Tuesday, January 10, 2012

Cornbread Casserole Full of Spice


4 Tablespoons butter, melted
1 Cup buttermilk
1/2 teaspoon baking soda
1 Cup yellow cornmeal
1/4 Cup sugar
1/2 teaspoon salt
1 egg, beaten
1 (4 1/2 oz.) can green chilies, drained
5 eggs, beaten
1 Cup milk
Salt to taste
1 teaspoon Cajun seasoning
Few shakes Tabasco sauce
1 Tablespoon Worcestershire sauce
1 lb. bulk pork sausage
1 (14 oz.) can whole kernel corn, drained
1 small onion, chopped
1/2 Cup chopped green bell pepper
1/2 Cup chopped red bell pepper
2 cloves garlic, minced
1 Cup cheddar cheese, shredded
1. In large bowl, add baking soda to buttermilk and set aside for 5 minutes.. Add all of the other crust ingredients and mix well. Pour into a buttered 13x9 inch baking dish and bake in a preheated 350 degree oven for 15 minutes.
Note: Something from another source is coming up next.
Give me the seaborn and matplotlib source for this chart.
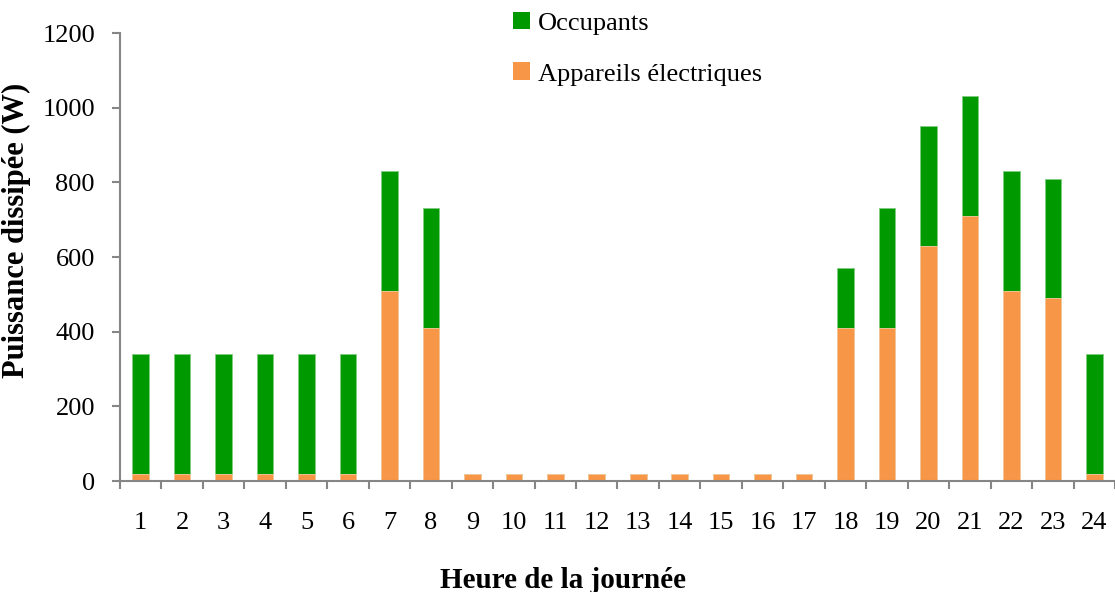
import numpy as np
import pandas as pd
import matplotlib
matplotlib.use("Agg")
import matplotlib.pyplot as plt
import seaborn as sns
from matplotlib.patches import Patch

hours = list(range(1, 25))
appareils = [20, 20, 20, 20, 20, 20, 510, 410, 20, 20, 20, 20,
             20, 20, 20, 20, 20, 410, 410, 630, 710, 510, 490, 20]
occupants = [320, 320, 320, 320, 320, 320, 320, 320, 0, 0, 0, 0,
             0, 0, 0, 0, 0, 160, 320, 320, 320, 320, 320, 320]
y_ticks = [0, 200, 400, 600, 800, 1000, 1200]

green = "#009900"
orange = "#F79646"
axis_grey = "#868686"

sns.set_theme(style="white")
plt.rcParams["font.family"] = ["Liberation Serif", "DejaVu Serif"]
plt.rcParams["text.color"] = "black"
plt.rcParams["axes.labelcolor"] = "black"
plt.rcParams["xtick.color"] = "black"
plt.rcParams["ytick.color"] = "black"

df = pd.DataFrame({
    "heure": [str(h) for h in hours],
    "appareils": appareils,
    "occupants": occupants,
})
df["total"] = df["appareils"] + df["occupants"]

fig = plt.figure(figsize=(11.15, 5.92), dpi=100)
ax = fig.add_axes([120 / 1115, (592 - 481) / 592, (1115 - 120) / 1115, 448 / 592])

sns.barplot(data=df, x="heure", y="total", color=green, saturation=1,
            width=0.4, edgecolor="#7fcc7f", linewidth=0.6, ax=ax)
sns.barplot(data=df, x="heure", y="appareils", color=orange, saturation=1,
            width=0.4, edgecolor="#fbcaa2", linewidth=0.6, ax=ax)

ax.set_ylim(0, 1200)
ax.set_xlim(-0.5, 23.5 - 6 / 41.5)
ax.set_yticks(y_ticks)
ax.set_yticklabels([str(v) for v in y_ticks], fontsize=19)

# category labels centred under bars, tick marks on category boundaries
ax.set_xticks(np.arange(len(hours)))
ax.set_xticklabels([str(h) for h in hours], fontsize=19)
ax.tick_params(axis="x", length=0, pad=22, labelcolor="black")
ax.set_xticks(np.arange(len(hours) + 1) - 0.5, minor=True)
ax.tick_params(axis="x", which="minor", direction="out", length=6,
               width=1.5, color=axis_grey, bottom=True)
ax.tick_params(axis="y", direction="out", length=6, width=1.5,
               color=axis_grey, left=True, pad=12, labelcolor="black")

for side in ["top", "right"]:
    ax.spines[side].set_visible(False)
for side in ["left", "bottom"]:
    ax.spines[side].set_color(axis_grey)
    ax.spines[side].set_linewidth(1.5)

ax.set_xlabel("Heure de la journée", fontsize=21, fontweight="bold", labelpad=24)
ax.set_ylabel("Puissance dissipée (W)", fontsize=22, fontweight="bold", labelpad=8)
ax.xaxis.label.set_x(0.445)
ax.yaxis.label.set_y(0.56)

handles = [Patch(facecolor=green, edgecolor="none", label="Occupants"),
           Patch(facecolor=orange, edgecolor="none", label="Appareils électriques")]
fig.legend(handles=handles, loc="upper left", bbox_to_anchor=(497 / 1115, 1.007),
           frameon=False, fontsize=19, handlelength=0.65, handleheight=0.65,
           handletextpad=0.3, labelspacing=1.05, borderaxespad=0.2)

fig.savefig("out.png", dpi=100)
2. Meanwhile, in large skillet, brown sausage or ground beef, with the Cajun seasoning and Worcestershire sauce and drain excess oil. Add onion, peppers, and garlic, and saute with meat for 5 minutes. Add a little more Cajun seasoning, if desired.
3. In large bowl, combine the eggs, milk, salt and Tabasco. Layer meat and veggie mixture over crust . Top with cheese. Pour egg mixture over the top and bake at 350 degrees for 35 to 40 minutes, or until set. Garnish with sour cream and fresh cilantro or parsley.